Universal properties of many-body localization transitions in quasiperiodic systems

TL;DR

This paper investigates the nature of many-body localization (MBL) transitions in one-dimensional quasiperiodic systems using real-space renormalization group methods, revealing a critical exponent that suggests stability against weak disorder and potential universality.

Contribution

The study provides the first detailed analysis of MBL transitions in 1D quasiperiodic systems, showing they share a critical exponent with random systems and are stable against weak disorder.

Findings

MBL transition in 1D QP systems has a critical exponent ~2.4.

This exponent respects bounds indicating stability against weak disorder.

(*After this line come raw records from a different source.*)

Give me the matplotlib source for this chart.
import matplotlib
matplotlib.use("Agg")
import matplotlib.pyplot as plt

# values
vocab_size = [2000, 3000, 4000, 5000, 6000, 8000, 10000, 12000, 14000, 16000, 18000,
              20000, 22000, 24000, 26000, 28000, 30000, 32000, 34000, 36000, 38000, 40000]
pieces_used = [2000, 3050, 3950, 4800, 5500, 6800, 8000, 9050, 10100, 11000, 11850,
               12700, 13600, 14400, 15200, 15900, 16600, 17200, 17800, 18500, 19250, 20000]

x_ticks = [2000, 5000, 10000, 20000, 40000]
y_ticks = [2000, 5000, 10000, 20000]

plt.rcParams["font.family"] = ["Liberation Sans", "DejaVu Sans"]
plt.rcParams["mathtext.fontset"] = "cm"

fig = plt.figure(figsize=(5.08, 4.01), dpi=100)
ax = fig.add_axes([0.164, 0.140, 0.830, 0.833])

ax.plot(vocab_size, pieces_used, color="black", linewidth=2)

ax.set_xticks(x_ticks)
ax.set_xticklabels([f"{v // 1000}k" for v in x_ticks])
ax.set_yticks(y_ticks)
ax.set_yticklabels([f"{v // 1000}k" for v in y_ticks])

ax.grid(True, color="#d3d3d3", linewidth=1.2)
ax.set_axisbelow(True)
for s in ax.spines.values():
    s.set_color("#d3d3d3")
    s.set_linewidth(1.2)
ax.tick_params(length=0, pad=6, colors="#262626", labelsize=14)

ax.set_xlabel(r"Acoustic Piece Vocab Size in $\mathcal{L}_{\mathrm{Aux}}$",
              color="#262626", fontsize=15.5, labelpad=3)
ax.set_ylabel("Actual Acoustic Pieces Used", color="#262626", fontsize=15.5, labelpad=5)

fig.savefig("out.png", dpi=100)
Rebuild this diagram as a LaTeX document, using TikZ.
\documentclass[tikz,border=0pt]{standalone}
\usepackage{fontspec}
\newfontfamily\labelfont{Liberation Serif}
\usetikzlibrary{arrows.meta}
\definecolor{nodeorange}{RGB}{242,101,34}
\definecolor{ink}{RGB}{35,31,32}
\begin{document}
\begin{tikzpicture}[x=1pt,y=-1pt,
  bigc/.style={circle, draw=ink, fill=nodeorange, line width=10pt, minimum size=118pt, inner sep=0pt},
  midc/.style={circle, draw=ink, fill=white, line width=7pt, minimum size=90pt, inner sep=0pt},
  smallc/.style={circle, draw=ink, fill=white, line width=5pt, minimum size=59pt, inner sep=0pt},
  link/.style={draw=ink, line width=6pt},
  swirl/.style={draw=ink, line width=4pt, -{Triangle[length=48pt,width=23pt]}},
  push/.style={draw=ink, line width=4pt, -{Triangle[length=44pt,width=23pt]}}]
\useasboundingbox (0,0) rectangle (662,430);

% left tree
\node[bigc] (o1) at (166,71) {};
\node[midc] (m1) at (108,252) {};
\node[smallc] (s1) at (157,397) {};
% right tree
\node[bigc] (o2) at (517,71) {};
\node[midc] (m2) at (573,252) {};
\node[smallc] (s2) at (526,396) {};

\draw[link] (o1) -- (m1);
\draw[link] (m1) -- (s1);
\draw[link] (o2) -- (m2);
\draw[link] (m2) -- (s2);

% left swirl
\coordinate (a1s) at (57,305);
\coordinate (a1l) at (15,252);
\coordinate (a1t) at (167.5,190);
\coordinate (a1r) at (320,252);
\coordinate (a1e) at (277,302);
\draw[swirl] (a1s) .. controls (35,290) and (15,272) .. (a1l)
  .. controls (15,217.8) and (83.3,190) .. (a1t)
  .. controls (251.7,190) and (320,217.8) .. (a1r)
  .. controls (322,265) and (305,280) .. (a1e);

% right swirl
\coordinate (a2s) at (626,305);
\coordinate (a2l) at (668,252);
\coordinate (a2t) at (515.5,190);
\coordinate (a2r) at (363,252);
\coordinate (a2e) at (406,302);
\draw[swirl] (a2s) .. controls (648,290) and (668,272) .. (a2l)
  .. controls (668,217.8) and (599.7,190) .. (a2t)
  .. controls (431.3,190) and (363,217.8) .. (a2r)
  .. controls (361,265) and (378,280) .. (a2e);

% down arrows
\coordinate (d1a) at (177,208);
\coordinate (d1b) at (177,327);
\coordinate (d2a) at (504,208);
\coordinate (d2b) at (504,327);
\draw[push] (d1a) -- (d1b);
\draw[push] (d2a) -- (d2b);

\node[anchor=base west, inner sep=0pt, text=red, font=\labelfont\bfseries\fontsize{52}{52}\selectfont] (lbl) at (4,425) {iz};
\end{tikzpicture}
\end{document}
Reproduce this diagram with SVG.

MBL transitions in QP systems may belong to the same universality class as in random systems.

Abstract

Precise nature of MBL transitions in both random and quasiperiodic (QP) systems remains elusive so far. In particular, whether MBL transitions in QP and random systems belong to the same universality class or two distinct ones has not been decisively resolved. Here we investigate MBL transitions in one-dimensional ($d\!=\!1$) QP systems as well as in random systems by state-of-the-art real-space renormalization group (RG) calculation. Our real-space RG shows that MBL transitions in 1D QP systems are characterized by the critical exponent $\nu\!\approx\!2.4$, which respects the Harris-Luck bound ($\nu\!>\!1/d$) for QP systems. Note that $\nu\!\approx\! 2.4$ for QP systems also satisfies the Harris-CCFS bound ($\nu\!>\!2/d$) for random systems, which implies that MBL transitions in 1D QP systems are stable against weak quenched disorder since randomness is Harris irrelevant at the transition. We shall briefly discuss experimental means to measure $\nu$ of QP-induced MBL transitions.